Онтология – это рискованное дело: хаосмос, из которого возникает космос8. (Ж. Делёз)

Говорить о бытии в философии – это, пожалуй, самое трудное занятие, которое не только требует одновременно предельной искренности с собой и в то же время жёсткой строгости к себе, но и оставляет мыслителя в полном одиночестве. Мы можем говорить только о своём бытии, а о «бытии вообще» можем предполагать только со своей точки зрения. Кроме того, разговор о бытии одновременно и самый короткий, и самый длинный. Об этом следует говорить вначале, давая ключ к пониманию дальнейшего философствования. Поэтому выражение своих бытийных интуиций неоспоримо. Но в то же самое время это разговор длиною в жизнь: о чём бы мы ни говорили, мы говорим в свете своего понимания бытия, которое «преломляется» или «отражается» в каждом слове нашей речи. Говоря о бытии, мы по определению осуждаем себя на непонимание со стороны Другого, ведь данная проблема «каждый раз возникает "в единственном экземпляре"» [2, с. 17]. Но мы не можем не высказывать своё понимание бытия (бытие само высказывается, «оно говорит себе и говорит о себе» [31, с. 236]), и делаем это скорее для того, чтобы сополагать себя с этим всегда непонимающим Другим.
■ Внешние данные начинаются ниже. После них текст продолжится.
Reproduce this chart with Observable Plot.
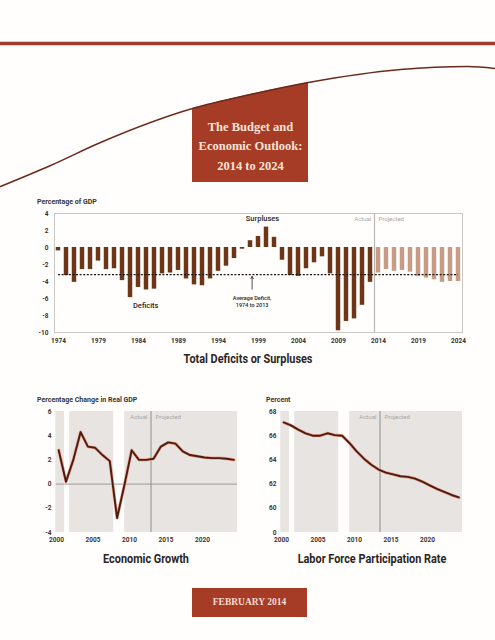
<!DOCTYPE html>
<html>
<head>
<meta charset="utf-8">
<script src="https://cdn.jsdelivr.net/npm/d3@7"></script>
<script src="https://cdn.jsdelivr.net/npm/@observablehq/plot@0.6"></script>
<style>
html,body{margin:0;padding:0;background:#fffefd;}
#page{position:relative;width:495px;height:640px;overflow:hidden;}
#page svg{position:absolute;background:transparent;overflow:visible;}
.t{position:absolute;white-space:nowrap;color:#2b2523;font-family:"Roboto","Liberation Sans",sans-serif;}
.sub{font-size:7px;font-weight:700;color:#3a3432;}
.cap{font-size:12.5px;font-weight:700;text-align:center;transform:translateX(-50%) scaleX(.87);}
#feb{position:absolute;left:192px;top:588px;width:115px;height:29px;background:#a63b26;color:#f6dfd0;
 font:700 9.5px/29px "Liberation Serif",serif;text-align:center;}
</style>
</head>
<body>
<div id="page">
  <div class="t sub" style="left:37px;top:198px">Percentage of GDP</div>
  <div class="t cap" style="left:248px;top:351px">Total Deficits or Surpluses</div>
  <div class="t sub" style="left:37px;top:396px">Percentage Change in Real GDP</div>
  <div class="t sub" style="left:266px;top:396px">Percent</div>
  <div class="t cap" style="left:146px;top:551px">Economic Growth</div>
  <div class="t cap" style="left:372px;top:551px">Labor Force Participation Rate</div>
  <div id="feb">FEBRUARY 2014</div>
</div>
<script>
// Top chart
const deficitYears = d3.range(1974, 2025);
const deficitValues = [-0.4,-3.3,-4.1,-2.6,-2.6,-1.6,-2.6,-2.5,-3.9,-5.9,-4.7,-5.0,-4.9,-3.1,-3.0,-2.7,-3.7,-4.4,-4.5,-3.7,-2.8,-2.2,-1.3,-0.2,0.8,1.3,2.4,1.2,-1.5,-3.3,-3.4,-2.5,-1.8,-1.1,-3.1,-9.8,-8.7,-8.4,-6.8,-4.1,-3.0,-2.6,-2.8,-2.7,-2.9,-3.4,-3.6,-3.8,-4.1,-4.0,-4.0];
const averageDeficit = -3.2;
const deficitTicks = [1974,1979,1984,1989,1994,1999,2004,2009,2014,2019,2024];
const deficitYTicks = [4,2,0,-2,-4,-6,-8,-10];
// Lower charts
const lineYears = d3.range(2000, 2025);
const gdpGrowth = [2.8,0.2,2.0,4.3,3.1,3.0,2.4,1.9,-2.8,-0.1,2.8,2.0,2.0,2.1,3.1,3.45,3.35,2.7,2.4,2.3,2.2,2.15,2.15,2.1,2.0];
const laborForce = [67.1,66.85,66.5,66.2,66.0,66.0,66.2,66.05,66.0,65.4,64.7,64.1,63.6,63.2,62.95,62.8,62.65,62.6,62.45,62.2,61.9,61.6,61.35,61.1,60.9];
const lineTicks = [2000,2005,2010,2015,2020];
const gdpYTicks = [6,4,2,0,-2,-4];
const laborYTicks = [68,66,64,62,60,58];
const laborYLabels = ["68","66","64","62","60","0"];
const shadeStart = [1999.9,2001.8,2009.34];
const shadeEnd = [2001.1,2007.84,2024.8];
// Banner
const curveX = [0,50,100,192,250,308,400,467,495];
const curveY = [186,165,142,108,94,82,69,66,68];
const boxX = [192,250,308];
const boxCurve = [108,94,82];
const boxBottom = 182;
const ruleLevel = 43;
const titleLines = ["The Budget and","Economic Outlook:","2014 to 2024"];
const titleLevels = [126,145,165];
const titleCenter = 250;

const font = '"Roboto","Liberation Sans",sans-serif';
const brick = "#a63b26", ink = "#3a3432", frameGrey = "#c9c7c6", labelGrey = "#a9a6a4";
const page = document.getElementById("page");
function place(svg, left, top){ svg.style.left = left+"px"; svg.style.top = top+"px"; page.appendChild(svg); }

// Banner plot
place(Plot.plot({
  width:495, height:190, margin:0,
  style:{background:"transparent"},
  x:{domain:[0,495], axis:null},
  y:{domain:[190,0], axis:null},
  marks:[
    Plot.ruleY([ruleLevel],{stroke:"#a03c2a",strokeWidth:3.5}),
    Plot.areaY(boxX,{x:d=>d,y1:boxBottom,y2:(d,i)=>boxCurve[i],fill:brick,curve:"monotone-x"}),
    Plot.line(curveX,{x:d=>d,y:(d,i)=>curveY[i],stroke:"#6b2a1e",strokeWidth:1.5,curve:"monotone-x"}),
    Plot.text(titleLines,{x:titleCenter,y:(d,i)=>titleLevels[i],text:d=>d,fill:"#f8e4d6",fontSize:12.5,fontWeight:700,fontFamily:'"Liberation Serif",serif'})
  ]
}),0,0);

// Top chart
const deficitRows = deficitYears.map((year,i)=>({year,value:deficitValues[i]}));
place(Plot.plot({
  width:495, height:160, marginLeft:54, marginRight:33, marginTop:18, marginBottom:23,
  style:{background:"transparent",fontFamily:font},
  x:{domain:[1973.5,2024.5]},
  y:{domain:[-10,4]},
  marks:[
    Plot.frame({stroke:frameGrey,strokeWidth:1}),
    Plot.rectY(deficitRows,{x1:d=>d.year-0.28,x2:d=>d.year+0.28,y1:0,y2:"value",
      fill:d=>d.year>2013?"#c79c86":"#6e3618"}),
    Plot.ruleX([2013.5],{stroke:"#b9b7b6",strokeWidth:1.2}),
    Plot.ruleY([averageDeficit],{x1:1974,x2:2024,stroke:"#1a1614",strokeWidth:1.3,strokeDasharray:"2 1.6"}),
    Plot.arrow([0],{x1:1998.2,x2:1998.2,y1:-4.9,y2:-3.4,stroke:"#2b2523",strokeWidth:.8,headLength:5}),
    Plot.text(["Average Deficit,\n1974 to 2013"],{x:1998.2,y:-6.3,fontSize:5.5,fill:"#2b2523",fontWeight:500,lineHeight:1.3}),
    Plot.text(["Surpluses"],{x:1999.5,y:3.4,fontSize:7.5,fontWeight:500,fill:"#2b2523"}),
    Plot.text(["Deficits"],{x:1984.9,y:-6.8,fontSize:7.5,fontWeight:500,fill:"#2b2523"}),
    Plot.text(["Actual"],{x:2013.1,y:3.3,textAnchor:"end",fontSize:6,fill:labelGrey}),
    Plot.text(["Projected"],{x:2014,y:3.3,textAnchor:"start",fontSize:6,fill:labelGrey}),
    Plot.axisX({ticks:deficitTicks,tickFormat:d=>String(d),tickSize:0,tickPadding:6,fontSize:6.5,fontWeight:700,fill:ink,label:null}),
    Plot.axisY({ticks:deficitYTicks,tickFormat:d=>String(d),tickSize:0,tickPadding:6,fontSize:6.5,fontWeight:700,fill:ink,label:null})
  ]
}),0,195);

// Shared lower panel
function panel(values, yDomain, yTicks, yFormat, divider, extras, left){
  const rows = lineYears.map((year,i)=>({x:year+0.3,v:values[i]}));
  place(Plot.plot({
    width:left.w, height:160, marginLeft:left.ml, marginRight:left.mr, marginTop:21, marginBottom:18,
    style:{background:"transparent",fontFamily:font},
    x:{domain:[2000,2024.8]},
    y:{domain:yDomain},
    marks:[
      Plot.rect(shadeStart,{x1:d=>d,x2:(d,i)=>shadeEnd[i],fill:"#e8e4e1"}),
      ...extras,
      Plot.ruleX([divider],{stroke:"#8f8c8a",strokeWidth:1}),
      Plot.text(["Actual"],{x:divider-0.5,y:yDomain[1]-(yDomain[1]-yDomain[0])*0.05,textAnchor:"end",fontSize:6,fill:labelGrey}),
      Plot.text(["Projected"],{x:divider+0.6,y:yDomain[1]-(yDomain[1]-yDomain[0])*0.05,textAnchor:"start",fontSize:6,fill:labelGrey}),
      Plot.line(rows,{x:"x",y:"v",stroke:"#eda58e",strokeWidth:3.2,strokeLinejoin:"round"}),
      Plot.line(rows,{x:"x",y:"v",stroke:"#4a1c14",strokeWidth:1.9,strokeLinejoin:"round"}),
      Plot.axisX({ticks:lineTicks,tickFormat:d=>String(d),tickSize:0,tickPadding:5,fontSize:6.5,fontWeight:700,fill:ink,label:null}),
      Plot.axisY({ticks:yTicks,tickFormat:yFormat,tickSize:0,tickPadding:5,fontSize:6.5,fontWeight:700,fill:ink,label:null})
    ]
  }),0,390);
}
panel(gdpGrowth,[-4,6],gdpYTicks,d=>String(d),2012.95,[Plot.ruleY([0],{stroke:"#9b9896",strokeWidth:1})],{w:240,ml:56,mr:3});
panel(laborForce,[58,68],laborYTicks,d=>laborYLabels[laborYTicks.indexOf(d)],2013.5,[],{w:470,ml:281,mr:8});
</script>
</body>
</html>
О бытии говорить можно только парадоксальным способом, только проходя через логические парадоксы, поэтому, утверждая нечто, мы «вынуждены писать и одновременно вычёркивать "бытие"» [3, с. 80], говоря «и да, и нет, ни да, ни нет» [3, с. 78-79].

Поскольку бытие – это всегда «моё» бытие, мы не можем в вопросе раскрытия понимания бытия опираться на точку зрения другого мыслителя. «В конце концов, в ситуации самообоснования у меня вообще может не оказаться собеседников» [2, с. 18]. Если обращение к произведениям других мыслителей даёт нам «шанс научиться кое-чему, позволяет начать путь к обретению цвета в философии» [28, с. 23], то, занимаясь историко-философским исследованием, мы не можем «научиться» у других авторов говорить о своём бытии. Но не случайно в предыдущем параграфе было заявлено то, что «преонтологическое» понимание бытия, важное для мышления концептами, есть «педагогика» концепта: научиться необходимо. Эта педагогика предполагает, в первую очередь, работу с собой. «Любая встреча с Другим здесь – всего лишь повод прояснить то, что уже заложено в моей ситуации и ждёт своего осмысления. Момент встречи поэтому совпадёт здесь с моментом узнавания мысли Другого как своей собственной, и узнавание это опять же не зависит от моих сознательных усилий» [2, с. 18].